The Barton system uses the alphabetic principle to teach reading and spelling by teaching concepts from the simplest to the most complex. Each new skill builds on previous skills learned, and the systematic approach doesn’t leave any learning gaps.

“It’s very scripted and great for kids like Kief who are struggling to learn to read in the traditional way. The whole first box focused only on letter sounds. Then in the second box we finally got the letter tiles to start building words,” she said. “The whole system is about being able to listen to the words, break up the words, and then spell the words. We got through the first book pretty quickly, so I figured it wouldn’t take us too long, but each book got bigger and bigger. I learned so much while I was teaching him. Even things like how vowels and consonants can be opened or closed. I don’t remember learning that in school.”

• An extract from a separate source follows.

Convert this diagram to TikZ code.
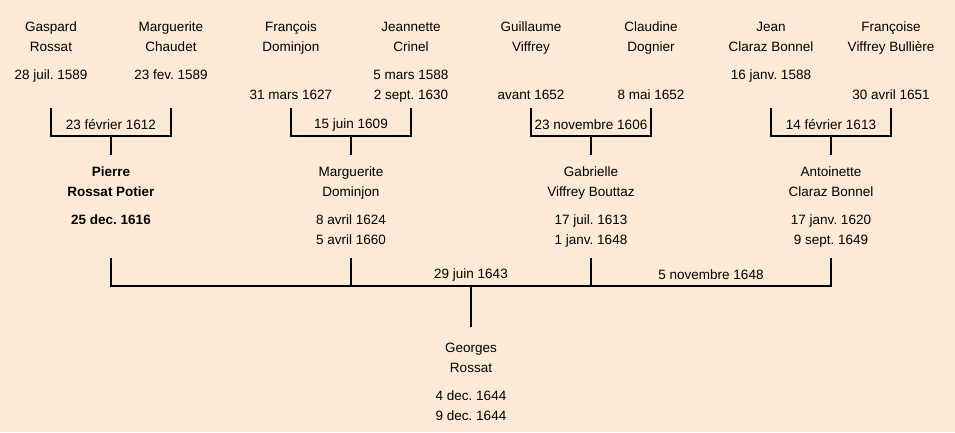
\documentclass[tikz,border=0pt]{standalone}
\usepackage{fontspec}
\setmainfont{Liberation Sans}
\frenchspacing
\definecolor{bg}{HTML}{FCEAD7}
\begin{document}
\begin{tikzpicture}[x=1pt,y=-1pt,
  person/.style={anchor=north,align=center,inner sep=0pt,font={\fontsize{13.5}{20}\selectfont\frenchspacing}},
  lbl/.style={inner sep=0pt,font={\fontsize{13.5}{16}\selectfont\frenchspacing}},
  link/.style={line width=2pt}]
\fill[bg] (0,0) rectangle (955,432);
\useasboundingbox (0,0) rectangle (955,432);
% parents
\node[person] (gaspard) at (51,22) {Gaspard\\Rossat\\[8pt]28 juil. 1589\\\mbox{}};
\node[person] (marguerite1) at (171,22) {Marguerite\\Chaudet\\[8pt]23 fev. 1589\\\mbox{}};
\node[person] (francois) at (291,22) {François\\Dominjon\\[8pt]\mbox{}\\31 mars 1627};
\node[person] (jeannette) at (411,22) {Jeannette\\Crinel\\[8pt]5 mars 1588\\2 sept. 1630};
\node[person] (guillaume) at (531,22) {Guillaume\\Viffrey\\[8pt]\mbox{}\\avant 1652};
\node[person] (claudine) at (651,22) {Claudine\\Dognier\\[8pt]\mbox{}\\8 mai 1652};
\node[person] (jean) at (771,22) {Jean\\Claraz Bonnel\\[8pt]16 janv. 1588\\\mbox{}};
\node[person] (francoise) at (891,22) {Françoise\\Viffrey Bullière\\[8pt]\mbox{}\\30 avril 1651};
% children
\node[person,font={\fontsize{13.5}{20}\selectfont\bfseries\frenchspacing}] (pierre) at (111,167) {Pierre\\Rossat Potier\\[8pt]25 dec. 1616};
\node[person] (marguerite2) at (351,167) {Marguerite\\Dominjon\\[8pt]8 avril 1624\\5 avril 1660};
\node[person] (gabrielle) at (591,167) {Gabrielle\\Viffrey Bouttaz\\[8pt]17 juil. 1613\\1 janv. 1648};
\node[person] (antoinette) at (831,167) {Antoinette\\Claraz Bonnel\\[8pt]17 janv. 1620\\9 sept. 1649};
% grandchild
\node[person] (georges) at (471,343) {Georges\\Rossat\\[8pt]4 dec. 1644\\9 dec. 1644};
% marriage points
\coordinate (ptop) at (0,108);
\coordinate (m1) at (111,136);
\coordinate (m2) at (351,136);
\coordinate (m3) at (591,136);
\coordinate (m4) at (831,136);
\coordinate (ctop) at (0,258);
\coordinate (cbot) at (0,286);
\coordinate (m5) at (471,286);
% parent brackets
\draw[link] (gaspard |- ptop) |- (m1) -| (marguerite1 |- ptop);
\draw[link] (m1) -- ++(0,19);
\draw[link] (francois |- ptop) |- (m2) -| (jeannette |- ptop);
\draw[link] (m2) -- ++(0,19);
\draw[link] (guillaume |- ptop) |- (m3) -| (claudine |- ptop);
\draw[link] (m3) -- ++(0,19);
\draw[link] (jean |- ptop) |- (m4) -| (francoise |- ptop);
\draw[link] (m4) -- ++(0,19);
\node[lbl] (d1) at (111,125) {23 février 1612};
\node[lbl] (d2) at (351,125) {15 juin 1609};
\node[lbl] (d3) at (591,125) {23 novembre 1606};
\node[lbl] (d4) at (831,125) {14 février 1613};
% children bracket
\draw[link] (pierre |- ctop) |- (antoinette |- cbot) -- (antoinette |- ctop);
\draw[link] (marguerite2 |- ctop) -- (marguerite2 |- cbot);
\draw[link] (gabrielle |- ctop) -- (gabrielle |- cbot);
\draw[link] (m5) -- ++(0,41);
\node[lbl] (d5) at (471,275) {29 juin 1643};
\node[lbl] (d6) at (711,275) {5 novembre 1648};
\end{tikzpicture}
\end{document}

By the end, the two were learning about the influences of foreign languages on English and the Greek and Latin roots of words.

With each new box costing $300 or more, many families will sell one box (resale is always high) to help offset the cost of the next. Pugh, recognizing that the cost is a hardship for many families, opted instead to gift her Barton collection, valued at about $3,400, to Wartburg.

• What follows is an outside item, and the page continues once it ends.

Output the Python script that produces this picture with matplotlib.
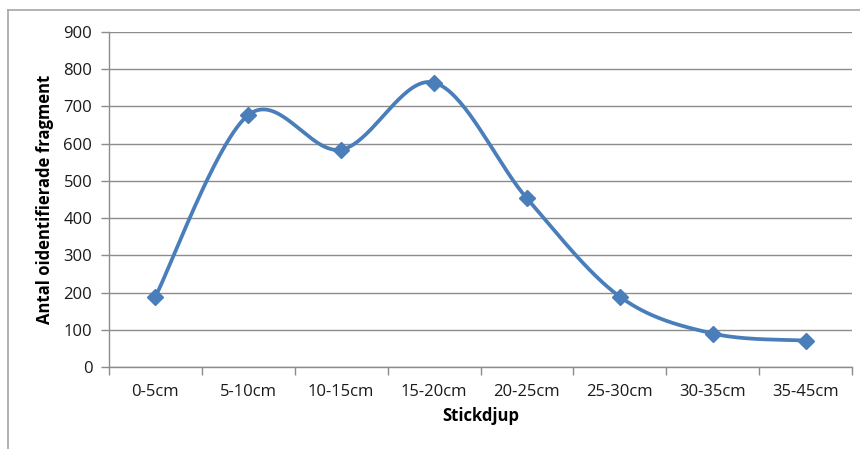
import numpy as np
import matplotlib.pyplot as plt
from matplotlib.lines import Line2D

# data
depths = ['0-5cm', '5-10cm', '10-15cm', '15-20cm', '20-25cm', '25-30cm', '30-35cm', '35-45cm']
counts = [189, 677, 584, 764, 453, 189, 90, 71]

yTicks = [0, 100, 200, 300, 400, 500, 600, 700, 800, 900]
lineColor = '#4A7EBB'
gridColor = '#8C8C8C'

plt.rcParams['font.family'] = ['Open Sans', 'DejaVu Sans']


# Excel-like smoothed line: Catmull-Rom curve through the points as cubic beziers
def smoothCurve(x, y, steps=40):
    x = np.asarray(x, dtype=float)
    y = np.asarray(y, dtype=float)
    px = np.concatenate([[x[0]], x, [x[-1]]])
    py = np.concatenate([[y[0]], y, [y[-1]]])
    t = np.linspace(0, 1, steps)
    xs, ys = [], []
    for i in range(1, len(px) - 2):
        p0 = np.array([px[i], py[i]])
        p3 = np.array([px[i + 1], py[i + 1]])
        p1 = p0 + (np.array([px[i + 1], py[i + 1]]) - np.array([px[i - 1], py[i - 1]])) / 6.0
        p2 = p3 - (np.array([px[i + 2], py[i + 2]]) - np.array([px[i], py[i]])) / 6.0
        b = ((1 - t) ** 3)[:, None] * p0 + (3 * (1 - t) ** 2 * t)[:, None] * p1 \
            + (3 * (1 - t) * t ** 2)[:, None] * p2 + (t ** 3)[:, None] * p3
        xs.extend(b[:, 0])
        ys.extend(b[:, 1])
    return np.array(xs), np.array(ys)


fig = plt.figure(figsize=(8.6, 4.49), dpi=100)
ax = fig.add_axes([109 / 860, 1 - 367 / 449, 743 / 860, 335 / 449])

# outer chart frame (only left and top visible in the crop)
fig.add_artist(Line2D([8 / 860, 8 / 860], [0, 1 - 10 / 449], transform=fig.transFigure, color='#A6A6A6', lw=1.2))
fig.add_artist(Line2D([8 / 860, 1], [1 - 10 / 449, 1 - 10 / 449], transform=fig.transFigure, color='#A6A6A6', lw=1.2))

xPos = np.arange(len(depths))
sx, sy = smoothCurve(xPos, counts)
ax.plot(sx, sy, color=lineColor, lw=2.7, solid_capstyle='round', zorder=3)
ax.plot(xPos, counts, linestyle='none', marker='D', markersize=8.5, color=lineColor, zorder=4)

ax.set_xlim(-0.5, len(depths) - 0.5)
ax.set_ylim(0, 900)
ax.set_yticks(yTicks)
ax.yaxis.grid(True, color=gridColor, lw=1.0)
ax.set_axisbelow(True)

# category ticks sit on the boundaries, labels in the middle
ax.set_xticks(np.arange(-0.5, len(depths), 1.0))
ax.set_xticklabels([])
ax.set_xticks(xPos, minor=True)
ax.set_xticklabels(depths, minor=True)
ax.tick_params(axis='x', which='major', length=6, color=gridColor, width=1.0)
ax.tick_params(axis='x', which='minor', length=0, pad=12, labelsize=12, labelcolor='#1a1a1a')
ax.tick_params(axis='y', length=6, color=gridColor, width=1.0, pad=6, labelsize=12, labelcolor='#1a1a1a')

for side in ['top', 'right']:
    ax.spines[side].set_visible(False)
for side in ['left', 'bottom']:
    ax.spines[side].set_color(gridColor)
    ax.spines[side].set_linewidth(1.0)

ax.set_ylabel('Antal oidentifierade fragment', fontweight='bold', fontsize=12, labelpad=7)
ax.set_xlabel('Stickdjup', fontweight='bold', fontsize=12, labelpad=5)

fig.savefig('out.png', dpi=100)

“I knew that would be the best thing for our community. I wanted to find a way to get these resources in the hands of students who had been identified, but otherwise wouldn’t have access to the tools they needed, since this isn’t used to teach reading in schools,” Pugh said.

The 10 boxes are available for Wartburg students to check out while they tutor a student. The college also is working with St. Paul’s Lutheran School in Waverly to identify students who may benefit from the additional intervention so they can be paired with a Wartburg student who can take them through the Barton system. Pugh also is a regular guest in one of Kelly Faga’s Wartburg classes, where she talks from personal experience about signs the pre-service teachers can watch for to let them know a student is struggling.

Maddy Faga said that even though she doesn’t use the entire Barton system in her class (she teaches fourth grade at Grant Ragan Elementary in Waukee), she has taken some tips and tricks from her tutoring days to help all readers better understand how to read and spell unknown words.

“Working with Kiefer added so much to my education. It was almost like another class for me,” she said. “If another student can get that gift because of Amber’s generosity, then that is amazing. And Kiefer taught me how to be a better teacher. He would get so frustrated when a word wasn’t following a rule, and we had to work through that together. Now I can use those techniques in my classroom.”